What about the charge of illegality? We are ruled by a government in Washington that was illegal and illegitimate from its first day in office nearly five years ago. The figurehead for this cabal is a man who has been secretly authorizing illegal wiretapping of thousands of US citizens over the last several years. Last weekend George W. Bush proudly reaffirmed his right to make his own rules and ignore laws he opposes.

None of the newspaper reporters covering the transit strike has asked Bloomberg, the Republican mayor, for his opinion on the rule of law in this case. Perhaps that is what he meant when he said that “there can be severe consequences” for breaking the law. It does not follow automatically. The workers who courageously defy an anti-strike law, a law comparable to the laws defied by the millions who organized trade unions in the 1930s and fought against Jim Crow segregation in the 1950s and 1960s, must be punished. A president who moves toward the destruction of the most basic democratic rights is another matter entirely.

Behind the lies spread against the transit workers are very definite material interests and a definite strategy being pursued by dominant sections of the US political and financial establishment. The aims are spelled out in the Wall Street Journal, the mouthpiece of extreme reaction.

The December 21 editorial explains what is at stake in the transit strike. The editors are somewhat contemptuous even of Republican Governor George Pataki and Mayor Bloomberg for having “caved” to the municipal unions in the past. By this they mean that the big business politicians have been unable to push through the kinds of attacks on the wages and benefits of public employees that are deemed necessary.

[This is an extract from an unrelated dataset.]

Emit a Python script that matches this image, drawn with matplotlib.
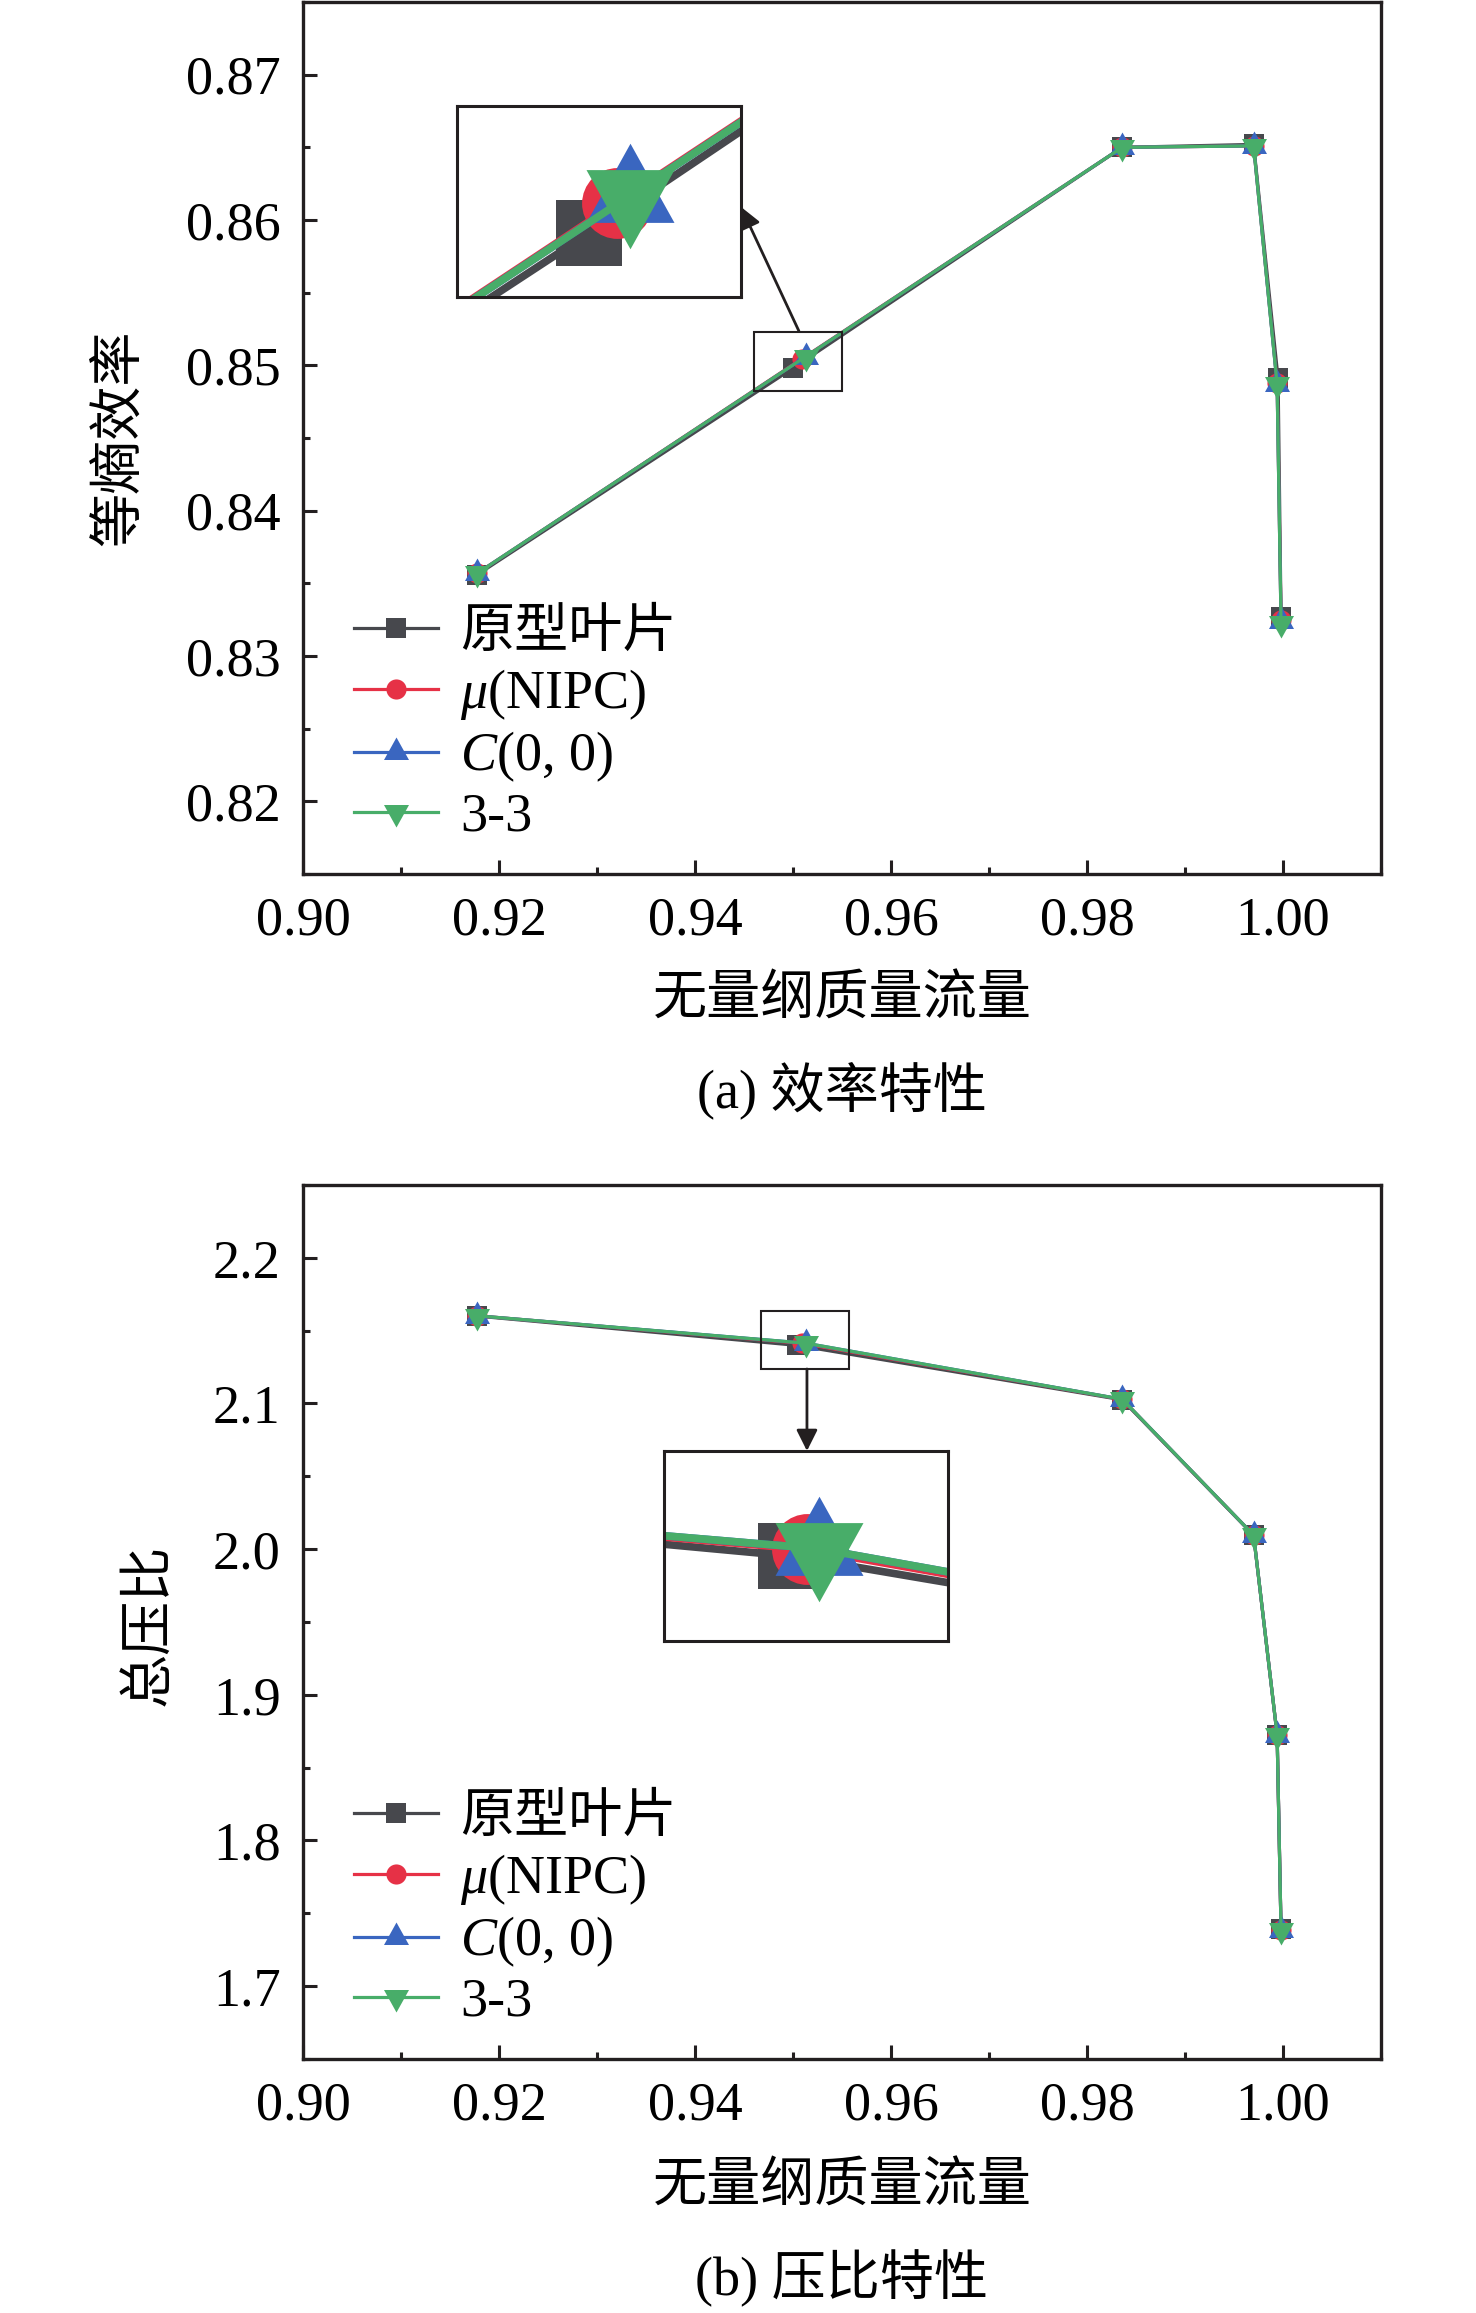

The incredible polarization and explosion of wealth for a tiny handful on Wall Street is not enough to assure the health of the capitalist system. The system, by its own admission, in the words of the Journal, requires a relentless and unending series of attacks on every gain that has been made by working people over the past century. The editors seethe with fury over workers’ salaries of $50,000 a year. Pensions and health care also have to go, especially to set a precedent for literally millions of government workers elsewhere. Public transit itself has to go, according to the Journal. “Pataki and Bloomberg ... could use this strike as an opportunity to end the public transit monopoly by legalizing all forms of private competition—including jitneys.”

In an Op-Ed column in the same issue of the Journal, Steven Malanga of the right-wing Manhattan Institute think tank calls for New York’s Metropolitan Transportation Authority to follow the example of Ronald Reagan. “Faced with a militant public-sector union that violated the law with a walk-out, President Reagan dismissed thousands of air traffic controllers in 1981 and rebuilt the nation’s air traffic system with a new work force.” According to Malanga, the strikers, with their “relatively unskilled unionized jobs,” could be replaced.

The myth of Reagan as the union-busting Superman is greatly overstated, since he would never have been able to crush the PATCO union without the active collaboration of the AFL-CIO bureaucracy, which refused to lift a finger in support of those workers. Malanga’s main point, however, retains its significance. More and more the spokesmen of big business are saying that the survival of their system demands a never-ending race to the bottom, as far as wages and living standards are concerned. This shows what is posed by the transit workers’ struggle and the venomous response it has engendered. For the transit workers and every other section of working people to defend even the most basic elements of their living standards and their futures, they will have to fight politically, and they will have to answer the onslaught of big business with an independent political struggle and a socialist program.